Revues

Julien Cadou aka EARL : « Batman, c'est un PD ! »

Embarquez pour un voyage, dans les arcannes de la création, pour découvrir un artiste à l’humour féroce et à la sensibilité affûtée.

Le nom de Earl résonne d’abord comme un refrain des nineties. A une époque où le graffiti underground avait encore du sens, Earl avait su imposer avec son tag incisif, son style simple et efficace bien au delà des frontières de la capitale. Mais aujourd’hui, peu de gens savent qui se cache réellement derrière l’image du légendaire graffeur.

Une armée de créatures

Une petite visite à Earl, aka Julien Cadou, s’imposait donc afin de percer le mystère. Au premier contact, il m’apparaît d’abord comme un gros bonhomme à l’allure et au parcours intimidant. Puis, en découvrant son univers, emportée par la chaleur de son discours, je découvre peu à peu un autre personnage. C’est avec passion et pas mal de modestie, dans son laboratoire parisien grouillant de créativité, qu’il nous dévoile ses nouvelles occupations artistiques : Aujourd’hui, je suis graphiste et plasticien comme beaucoup d’autres.
Nous sommes alors loin des lourds clichés qui règnent sur le monde du graffiti.
« Earl et Dans Ma Tête n’ont rien à voir, ce sont deux personnages différents » affirme-t-il. Julien désire maintenant montrer son travail personnel d’illustrateur, mais aussi de sculpteur céramiste qui fait de lui un potier d’une nouvelle génération. Il a pour cela crée Dans Ma Tête, un nom qui fait office de nouveau pseudo, de marque de fabrique, mais aussi d’incitation pour découvrir le concept de son site Internet, fraîchement conçu.

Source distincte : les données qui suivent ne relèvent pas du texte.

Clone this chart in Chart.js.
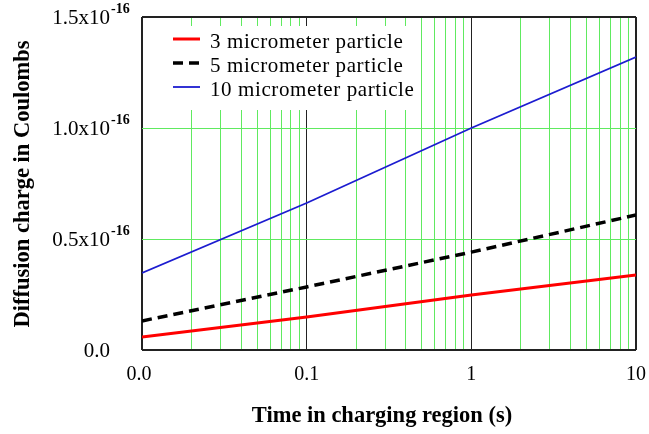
<!DOCTYPE html>
<html>
<head>
<meta charset="utf-8">
<script src="https://cdn.jsdelivr.net/npm/chart.js@4/dist/chart.umd.min.js"></script>
<style>
  html, body { margin: 0; padding: 0; background: #fff; }
  #wrap { width: 649px; height: 434px; }
</style>
</head>
<body>
<div id="wrap"><canvas id="myChart" width="649" height="434"></canvas></div>
<script>
// time in charging region (s), log axis
const times = [0.01, 0.1, 1, 10];
// diffusion charge, in units of 1e-16 C
const charge3um = [0.059, 0.149, 0.248, 0.338];
const charge5um = [0.131, 0.284, 0.441, 0.608];
const charge10um = [0.347, 0.662, 1.0, 1.32];

const seriesLabels = ['3 micrometer particle', '5 micrometer particle', '10 micrometer particle'];
const xTickLabels = ['0.0', '0.1', '1', '10'];   // at 0.01, 0.1, 1, 10
const yTickValues = [0, 0.5, 1.0, 1.5];
const yTickLabels = ['0.0', '0.5x10', '1.0x10', '1.5x10'];
const yTickExp = ['', '-16', '-16', '-16'];

const xTitle = 'Time in charging region (s)';
const yTitle = 'Diffusion charge in Coulombs';

const green = '#60ea60';
const serif = '"Liberation Serif", "Times New Roman", serif';
const isDecade = v => Math.abs(Math.log10(v) - Math.round(Math.log10(v))) < 1e-6;

// all the text is drawn here, placed with the chart's own scales
const labelsPlugin = {
    id: 'labels',
    afterDraw(chart) {
        const c = chart.ctx;
        const xs = chart.scales.x, ys = chart.scales.y;
        c.save();
        c.fillStyle = '#000';

        // y ticks with superscript exponent
        yTickValues.forEach((v, i) => {
            const y = ys.getPixelForValue(v);
            c.font = '21px ' + serif;
            c.textAlign = 'right';
            c.textBaseline = 'middle';
            c.fillText(yTickLabels[i], 110, y + 1);
            if (yTickExp[i]) {
                c.font = 'bold 14px ' + serif;
                c.textAlign = 'left';
                c.fillText(yTickExp[i], 111, y - 8);
            }
        });

        // x ticks
        c.font = '20px ' + serif;
        c.textAlign = 'center';
        c.textBaseline = 'middle';
        times.forEach((t, i) => {
            c.fillText(xTickLabels[i], xs.getPixelForValue(t) - (i === 0 ? 3 : 0), 375);
        });

        // axis titles
        c.font = 'bold 22.5px ' + serif;
        c.fillText(xTitle, 382, 416);
        c.translate(23, 184);
        c.rotate(-Math.PI / 2);
        c.fillText(yTitle, 0, 0);
        c.restore();

        // legend box inside the plot
        c.save();
        c.fillStyle = '#fff';
        c.fillRect(150, 26, 270, 84);
        const rows = [42, 66, 90];
        chart.data.datasets.forEach((ds, i) => {
            c.beginPath();
            c.strokeStyle = ds.borderColor;
            c.lineWidth = ds.borderWidth;
            c.setLineDash(ds.borderDash || []);
            c.moveTo(173, rows[i] - 3);
            c.lineTo(200, rows[i] - 3);
            c.stroke();
            c.setLineDash([]);
            c.fillStyle = '#000';
            c.font = '21px ' + serif;
            c.letterSpacing = '0.6px';
            c.textAlign = 'left';
            c.textBaseline = 'middle';
            c.fillText(ds.label, 210, rows[i]);
        });
        c.restore();
    }
};

const ctx = document.getElementById('myChart').getContext('2d');
const myChart = new Chart(ctx, {
    type: 'line',
    data: {
        datasets: [
            {
                label: seriesLabels[0],
                data: times.map((t, i) => ({ x: t, y: charge3um[i] })),
                borderColor: '#ff0000',
                borderWidth: 3,
                pointRadius: 0,
                tension: 0
            },
            {
                label: seriesLabels[1],
                data: times.map((t, i) => ({ x: t, y: charge5um[i] })),
                borderColor: '#000000',
                borderWidth: 3.5,
                borderDash: [10, 6],
                pointRadius: 0,
                tension: 0
            },
            {
                label: seriesLabels[2],
                data: times.map((t, i) => ({ x: t, y: charge10um[i] })),
                borderColor: '#1c1cd0',
                borderWidth: 1.8,
                pointRadius: 0,
                tension: 0
            }
        ]
    },
    options: {
        responsive: false,
        animation: false,
        layout: { padding: { left: 142, right: 13, top: 17, bottom: 84 } },
        plugins: { legend: { display: false }, tooltip: { enabled: false } },
        scales: {
            x: {
                type: 'logarithmic',
                min: 0.01,
                max: 10,
                afterBuildTicks: scale => {
                    const ticks = [];
                    [0.01, 0.1, 1].forEach(d => {
                        for (let k = 1; k < 10; k++) ticks.push({ value: d * k });
                    });
                    ticks.push({ value: 10 });
                    scale.ticks = ticks;
                },
                ticks: { display: false },
                border: { display: false },
                grid: {
                    drawTicks: false,
                    color: c => isDecade(c.tick.value) ? '#222' : green,
                    lineWidth: c => (c.tick.value === 0.01 || c.tick.value === 10) ? 2 : 1
                }
            },
            y: {
                min: 0,
                max: 1.5,
                ticks: { display: false, stepSize: 0.5 },
                border: { display: false },
                grid: {
                    drawTicks: false,
                    color: c => (c.tick.value === 0 || c.tick.value === 1.5) ? '#222' : green,
                    lineWidth: c => (c.tick.value === 0 || c.tick.value === 1.5) ? 2 : 1
                }
            }
        }
    },
    plugins: [labelsPlugin]
});
</script>
</body>
</html>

Une armée de créatures de terre peuple, en effet, son univers. Julien avoue avoir accouché de ses monstres un à un, au fil des années.
« Au départ, les créatures je ne les faisait que pour moi, mais à force de les montrer et que ça plaise je me suis dit que je pouvait peut-être en faire quelque chose. »

un regard franc, drôle et sensible

Je me rends compte alors, que nous sommes entourés de monstres de toutes sortes, qui nous observent d’un air hilare depuis tout à l’heure ! Dans les pensées de Julien les super héros sont bedonnants : Elvis a gobé trop de produits, et la Vierge Marie à liquidé en douce le vin de messe ! Quand aux « lapinosaurs », aux renards et autres bêtes à poil qui hantent les lieux, je vois bien qu’il sont bidonnés par mon petit air coincé...
La série des super-héros est assez significative, elle illustre la mouvance comics des années 90, mais y porte un regard cynique, grotesque et bourré d’humour féroce.
Il représente Batman et Robin se tenant la main, idiots, et maladroits en référence à Terry Richardson, dont il avait trouvé l’exemplaire d’un livre de photos lors d’un de ses premiers voyages à New York.

En nous dévoilant cette terrible collection, l’artiste nous ouvre les portes d’un monde d’une intelligence provocante dans lequel les monstres, les héros, et les icônes de notre enfance sont le reflet de la nature humaine. Avec ses nains de jardins modernes, nés du besoin instinctif de s’exprimer, il nous livre un regard franc, drôle et sensible sur notre société et nous renvoie directement à nous même.
« Ma manière de travailler est très instinctive, je pense à un truc et je lui donne vie. C’est en créant sur le moment que mon idée prend de la force. » La vision est très moderne mais la fabrication reste traditionnelle, et rappelle un véritable rituel de création ancestral. Comme une bête à qui il donne vie.
« J’essaie de dépenser le moins d’argent possible dans mes créations et je récupère le plus de matériaux possible. » Rien à voir avec le look lissé et propret des toys du moment. Ici on est dans la réalité des choses. Partez voyager dans la tête de ce créateur et vous n’aurez plus peur de vous regarder en face.

Rencontre publiée le 28 octobre 2007.